** start of Information supplied **

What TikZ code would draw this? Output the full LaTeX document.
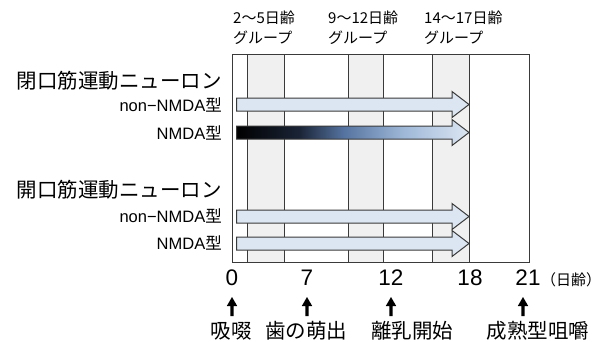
\documentclass[tikz,border=0pt]{standalone}
\usepackage{fontspec}
\setmainfont{Liberation Sans}
\newfontfamily\jp{Noto Sans CJK JP}
\usetikzlibrary{arrows.meta}
\definecolor{arrowfill}{HTML}{DCE6F2}
\definecolor{band}{HTML}{F0F0F0}
\definecolor{edge}{HTML}{3A3A3A}
\definecolor{gA}{HTML}{1A2436}
\definecolor{gB}{HTML}{5573A0}
\definecolor{gC}{HTML}{9FB8D8}
\pgfdeclarehorizontalshading{nmda}{100bp}{color(0bp)=(black); color(25bp)=(black); color(38.5bp)=(gA); color(48bp)=(gB); color(61bp)=(gC); color(75bp)=(arrowfill); color(100bp)=(arrowfill)}
\tikzset{
  frameline/.style={draw=edge, line width=1pt},
  bigjp/.style={font=\fontsize{20.5}{24}\selectfont\jp, inner sep=0pt},
  typelab/.style={font=\fontsize{16.5}{18}\selectfont, inner sep=0pt, anchor=east},
  toplab/.style={font=\fontsize{15}{20}\selectfont\jp, inner sep=0pt, anchor=north west, align=left},
  daynum/.style={font=\fontsize{22.5}{24}\selectfont, inner sep=0pt},
  evarrow/.style={fill=black},
}
\newcommand{\barrow}[3]{% x0, center y, tip x
  (#1,#2-6.5) -- (#3-17,#2-6.5) -- (#3-17,#2-13) -- (#3,#2) -- (#3-17,#2+13) -- (#3-17,#2+6.5) -- (#1,#2+6.5) -- cycle}
\newcommand{\uparr}[1]{% start at named base coordinate
  \fill[evarrow] (#1) ++(-1.6,0) -- ++(0,-10) -- ++(-3.6,0) -- ++(5.2,-9) -- ++(5.2,9) -- ++(-3.6,0) -- ++(0,10) -- cycle;}
\begin{document}
\begin{tikzpicture}[x=1pt,y=-1pt]
\useasboundingbox (0,0) rectangle (600,341);
% grey bands
\fill[band] (247,54) rectangle (284,262);
\fill[band] (348,54) rectangle (383,262);
\fill[band] (432,54) rectangle (469,262);
% vertical lines
\foreach \x in {247,284,348,383,432,469} \draw[frameline] (\x,54) -- (\x,262);
\draw[frameline] (232,54) rectangle (529,262);
% arrows
\filldraw[fill=arrowfill, draw=edge, line width=1pt] \barrow{236.5}{104.5}{469};
\shade[shading=nmda] \barrow{236.5}{132.5}{469};
\draw[draw=edge, line width=1pt] \barrow{236.5}{132.5}{469};
\filldraw[fill=arrowfill, draw=edge, line width=1pt] \barrow{236.5}{216.5}{469};
\filldraw[fill=arrowfill, draw=edge, line width=1pt] \barrow{236.5}{243.5}{469};
% left labels
\node[bigjp, anchor=east] (close) at (222,81) {閉口筋運動ニューロン};
\node[typelab] (c1) at (222,105) {non−NMDA{\jp 型}};
\node[typelab] (c2) at (222,133) {NMDA{\jp 型}};
\node[bigjp, anchor=east] (open) at (222,190) {開口筋運動ニューロン};
\node[typelab] (o1) at (222,216) {non−NMDA{\jp 型}};
\node[typelab] (o2) at (222,243) {NMDA{\jp 型}};
% top labels
\node[toplab] (t1) at (233,11) {2～5日齢\\グループ};
\node[toplab] (t2) at (328,11) {9～12日齢\\グループ};
\node[toplab] (t3) at (424,11) {14～17日齢\\グループ};
% day numbers
\node[daynum] (d0) at (232,278) {0};
\node[daynum] (d7) at (307,278) {7};
\node[daynum] (d12) at (391,278) {12};
\node[daynum] (d18) at (470,278) {18};
\node[daynum] (d21) at (528,278) {21};
\node[font=\fontsize{15}{16}\selectfont\jp, inner sep=0pt, anchor=west] (unit) at (541,280) {（日齢）};
% bottom labels
\node[bigjp] (e0) at (231,331) {吸啜};
\node[bigjp] (e7) at (306,331) {歯の萌出};
\node[bigjp] (e12) at (412,331) {離乳開始};
\node[bigjp] (e21) at (538,331) {成熟型咀嚼};
\coordinate (b0) at (232,316);
\coordinate (b7) at (307,316);
\coordinate (b12) at (391,316);
\coordinate (b21) at (523,316);
\uparr{b0}
\uparr{b7}
\uparr{b12}
\uparr{b21}
\end{tikzpicture}
\end{document}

** end of Information supplied **

**Exercise brief:**
All lines that include "draw" are to be gathered and copied.

**Solution to this task:**
What TikZ code would draw this? Output the full LaTeX document.
  frameline/.style={draw=edge, line width=1pt},
\foreach \x in {247,284,348,383,432,469} \draw[frameline] (\x,54) -- (\x,262);
\draw[frameline] (232,54) rectangle (529,262);
\filldraw[fill=arrowfill, draw=edge, line width=1pt] \barrow{236.5}{104.5}{469};
\draw[draw=edge, line width=1pt] \barrow{236.5}{132.5}{469};
\filldraw[fill=arrowfill, draw=edge, line width=1pt] \barrow{236.5}{216.5}{469};
\filldraw[fill=arrowfill, draw=edge, line width=1pt] \barrow{236.5}{243.5}{469};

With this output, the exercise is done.